- Blogging helps you better understand your audience. The hallmark of any blog is the ability for readers to post comments to what you write. By having this regular conversation with readers, you learn what hits and what misses.
- For newspapers that are rapidly becoming irrelevant to a growing number of people, this is a huge issue. If you write post after post that garners no response, then it ought to be telling you something.
- In print, we’ve been able to kid ourselves for decades that every reader is savoring every word of our prose. Online, it’s painfully clear what readers do and don’t care about.
- A blog posting should take a mere 15 minutes per day – if you want to say more, write in multiple parts.
As far as legal ramifications, journalists should always be careful per Cobbler.
- Less-experienced members should have training sessions on libel laws. Whether writing a blog or a print column, journalists are still speaking in the name of, and representing, their paper.

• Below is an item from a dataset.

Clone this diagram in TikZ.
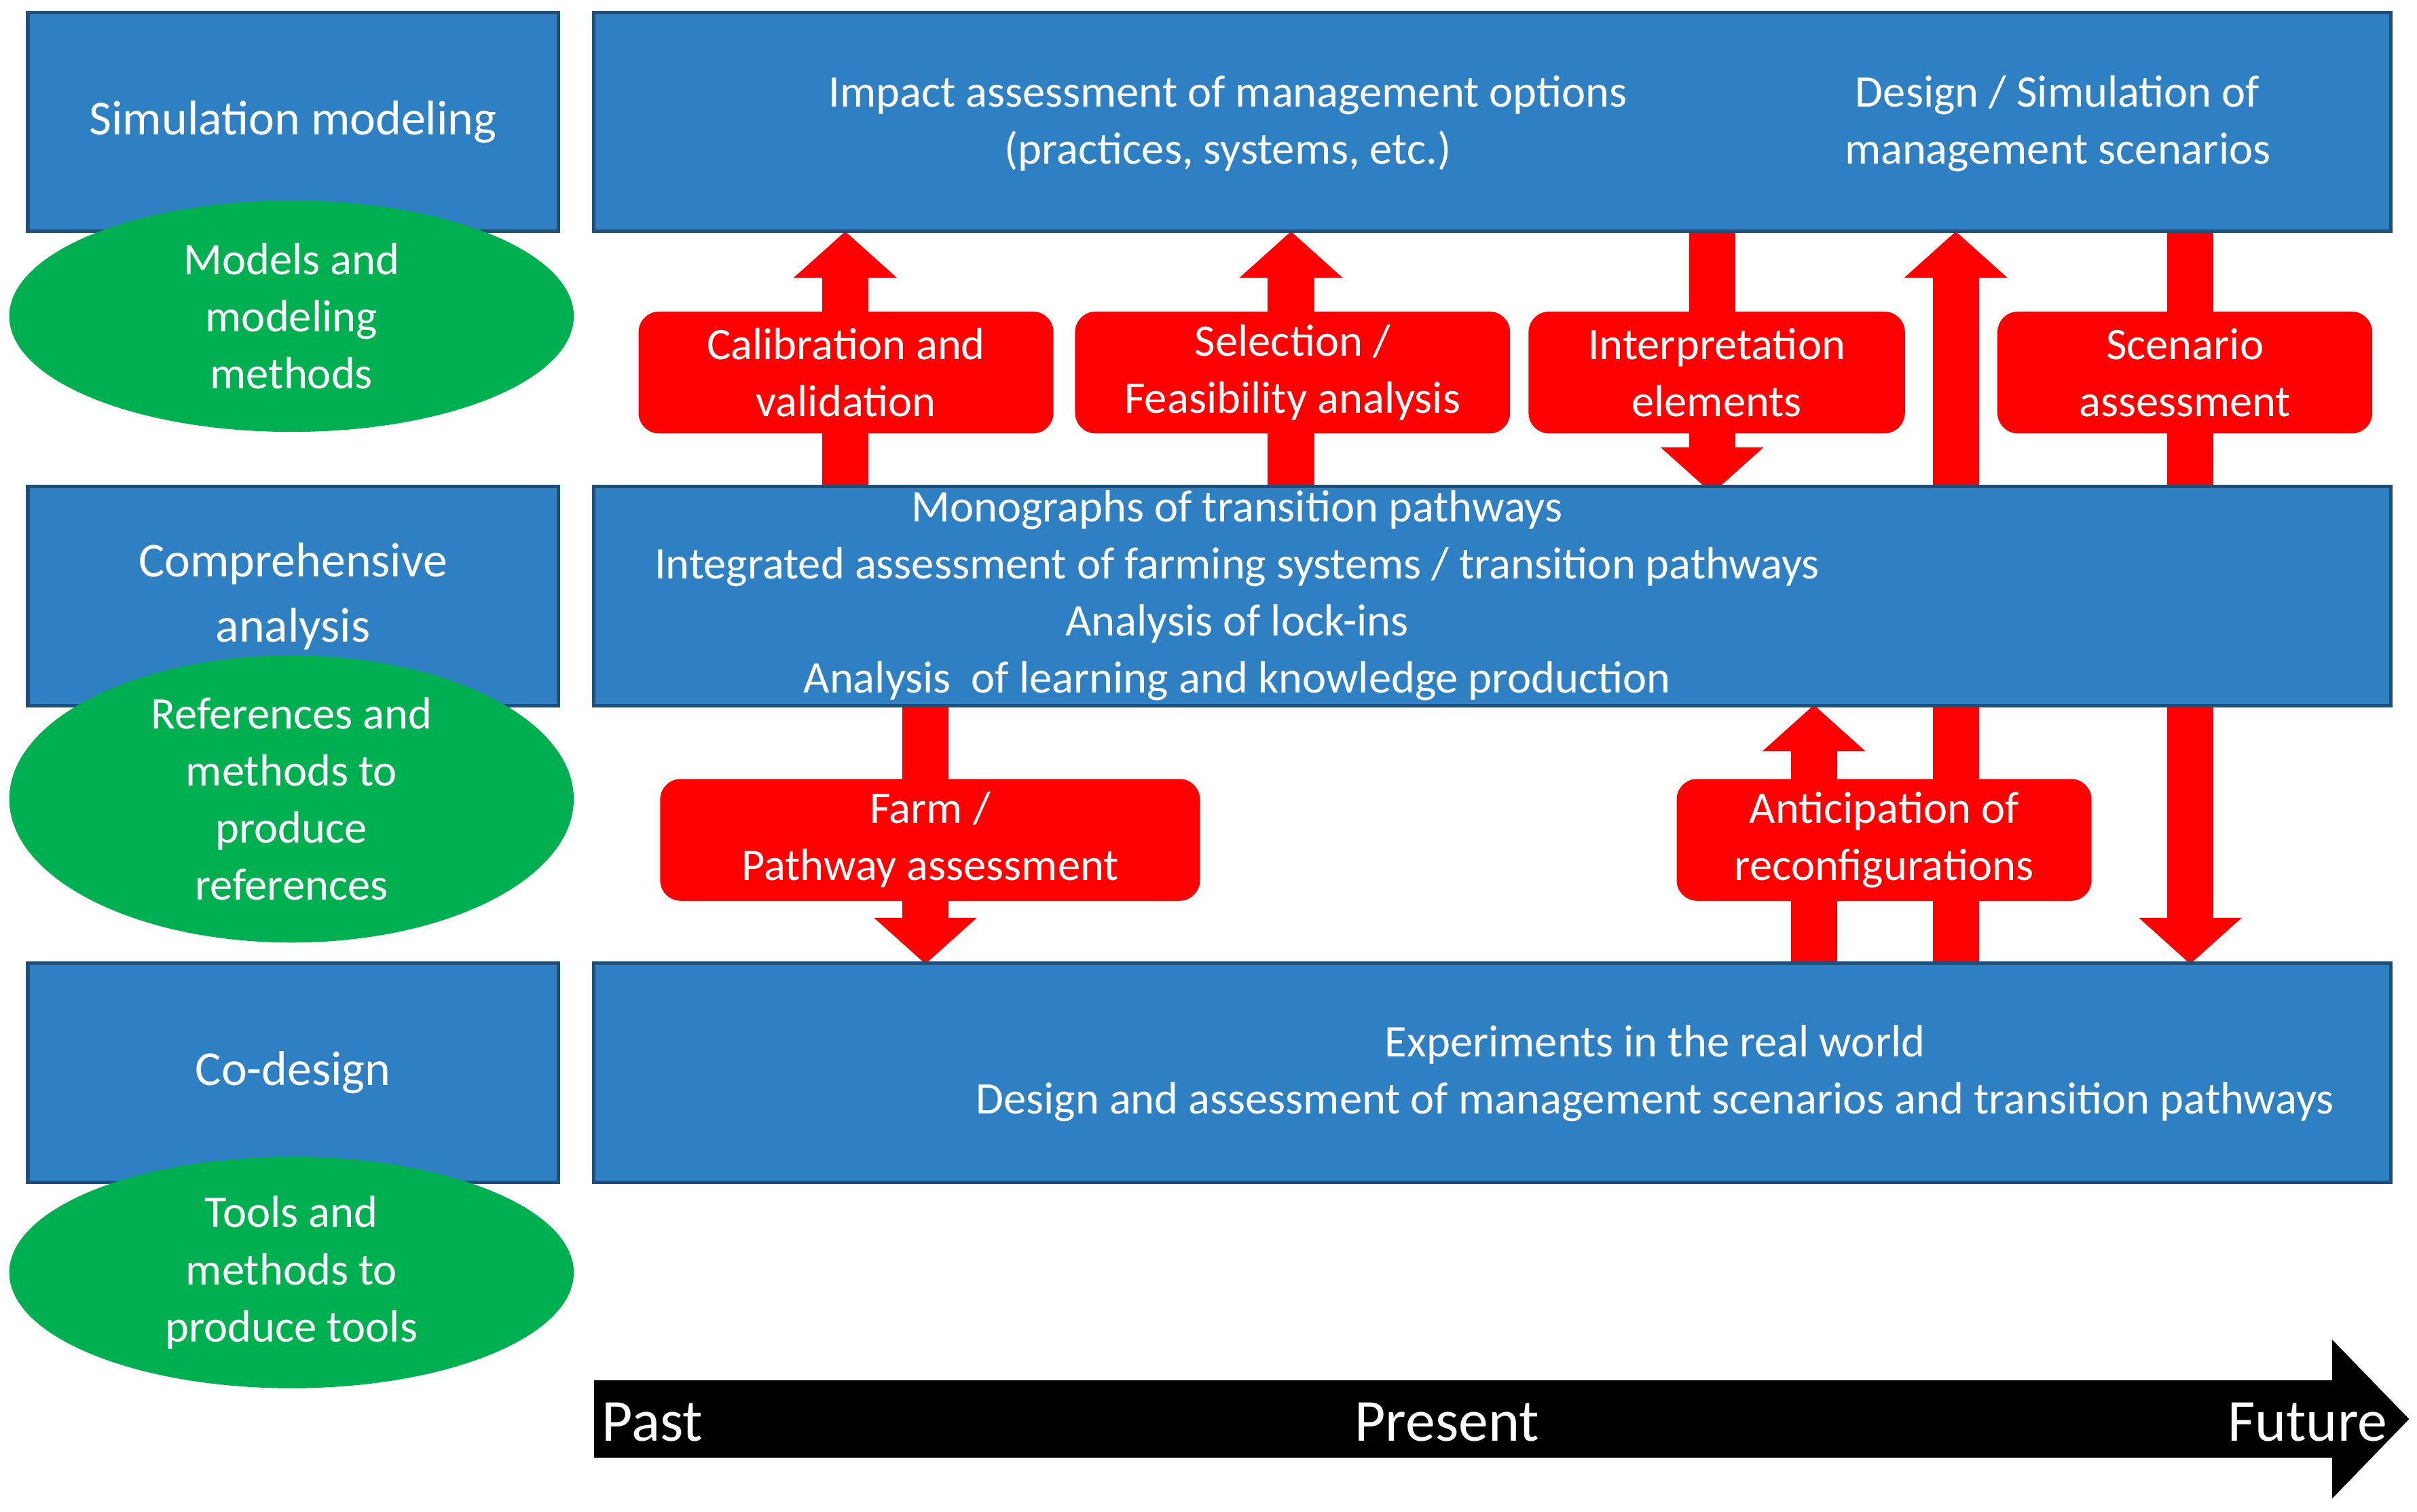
\documentclass[tikz,border=0pt]{standalone}
\usepackage{fontspec}
\setmainfont{Carlito}
\usetikzlibrary{arrows.meta,shapes.geometric}
\definecolor{bluebox}{RGB}{46,128,194}
\definecolor{blueedge}{RGB}{31,78,121}
\definecolor{grn}{RGB}{0,176,80}
\begin{document}
\begin{tikzpicture}[x=0.03cm,y=-0.03cm,
  blue/.style={draw=blueedge,line width=2pt,fill=bluebox,minimum height=4.26cm,inner sep=0pt},
  side/.style={blue,minimum width=10.32cm,text=white,align=center,font=\fontsize{27}{36}\selectfont},
  big/.style={blue,minimum width=34.95cm},
  ell/.style={ellipse,fill=grn,minimum width=10.98cm,minimum height=4.5cm,inner sep=0pt,text=white,align=center,font=\fontsize{25}{31.6}\selectfont},
  txt/.style={text=white,align=center,font=\fontsize{25}{31.6}\selectfont,inner sep=0pt},
  lab/.style={fill=red,rounded corners=0.4cm,minimum height=2.37cm,text=white,align=center,font=\fontsize{25}{31.6}\selectfont,inner sep=0pt},
  rarr/.style={red,line width=0.9cm,-{Triangle[length=0.9cm,width=1.95cm]}},
  rline/.style={red,line width=0.9cm}]
\useasboundingbox (0,0) rectangle (1567,980);
% arrow endpoints
\coordinate (a1s) at (548,316); \coordinate (a1e) at (548,150);
\coordinate (a2s) at (837,316); \coordinate (a2e) at (837,150);
\coordinate (a3s) at (1110,146); \coordinate (a3e) at (1110,320);
\coordinate (a4s) at (1268,625); \coordinate (a4e) at (1268,150);
\coordinate (a5s) at (1420,146); \coordinate (a5e) at (1420,625);
\coordinate (a6s) at (600,457); \coordinate (a6e) at (600,625);
\coordinate (a7s) at (1176,625); \coordinate (a7e) at (1176,457);
\draw[rarr] (a1s) -- (a1e);
\draw[rarr] (a2s) -- (a2e);
\draw[rarr] (a3s) -- (a3e);
\draw[rarr] (a4s) -- (a4e);
\draw[rarr] (a5s) -- (a5e);
\draw[rarr] (a6s) -- (a6e);
\draw[rarr] (a7s) -- (a7e);
% boxes
\node[side] (s1) at (190,79) {Simulation modeling};
\node[side] (s2) at (190,386.5) {Comprehensive\\analysis};
\node[side] (s3) at (190,695.5) {Co-design};
\node[big] (b1) at (967.5,79) {};
\node[big] (b2) at (967.5,386.5) {};
\node[big] (b3) at (967.5,695.5) {};
\node[ell] (e1) at (189,205) {Models and\\modeling\\methods};
\node[ell] (e2) at (189,518) {References and\\methods to\\produce\\references};
\node[ell] (e3) at (189,825) {Tools and\\methods to\\produce tools};
% texts
\node[txt] (t1) at (796,80) {Impact assessment of management options\\(practices, systems, etc.)};
\node[txt] (t2) at (1334,80) {Design / Simulation of\\management scenarios};
\node[txt] (t3) at (802,386) {Monographs of transition pathways\\Integrated assessment of farming systems / transition pathways\\Analysis of lock-ins\\Analysis\ \ of learning and knowledge production};
\node[txt] (t4) at (1073,696) {Experiments in the real world\\Design and assessment of management scenarios and transition pathways};
% labels
\node[lab,minimum width=8.07cm] (l1) at (548.5,241.5) {Calibration and\\validation};
\node[lab,minimum width=8.46cm] (l2) at (838,241.5) {Selection /\\Feasibility analysis};
\node[lab,minimum width=7.32cm] (l3) at (1113,241.5) {Interpretation\\elements};
\node[lab,minimum width=7.29cm] (l4) at (1416.5,241.5) {Scenario\\assessment};
\node[lab,minimum width=10.5cm] (l5) at (603,544.5) {Farm /\\Pathway assessment};
\node[lab,minimum width=8.07cm] (l6) at (1221.5,544.5) {Anticipation of\\reconfigurations};
% timeline
\coordinate (ts) at (385,920); \coordinate (te) at (1562,920);
\draw[black,line width=1.5cm,-{Triangle[length=1.5cm,width=3cm]}] (ts) -- (te);
\node[txt,anchor=west,font=\fontsize{33}{36}\selectfont] (past) at (390,922) {Past};
\node[txt,font=\fontsize{33}{36}\selectfont] (pres) at (938,922) {Present};
\node[txt,anchor=east,font=\fontsize{33}{36}\selectfont] (fut) at (1548,922) {Future};
\end{tikzpicture}
\end{document}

- Though blogs aren’t considered liable for the reader comments that are posted, newspapers should adopt a policy: the Greeley Tribune’s is to post or hold comments, but never to edit them.
Cobbler does appear to concede blogging may not be for every journalist. At the Greeley Tribune, everyone in the newsroom has the opportunity and is encouraged to blog. Though some are “passively resisting,” by not blogging enough, the Tribune is pushing its staff in that direction.
Get all journalists going like this and it will be a field day for lawyers and law firms doing PR work through new media. Interacting with reporters, editors, and publishers through blogs is fun and the ROI on PR work done this way is huge.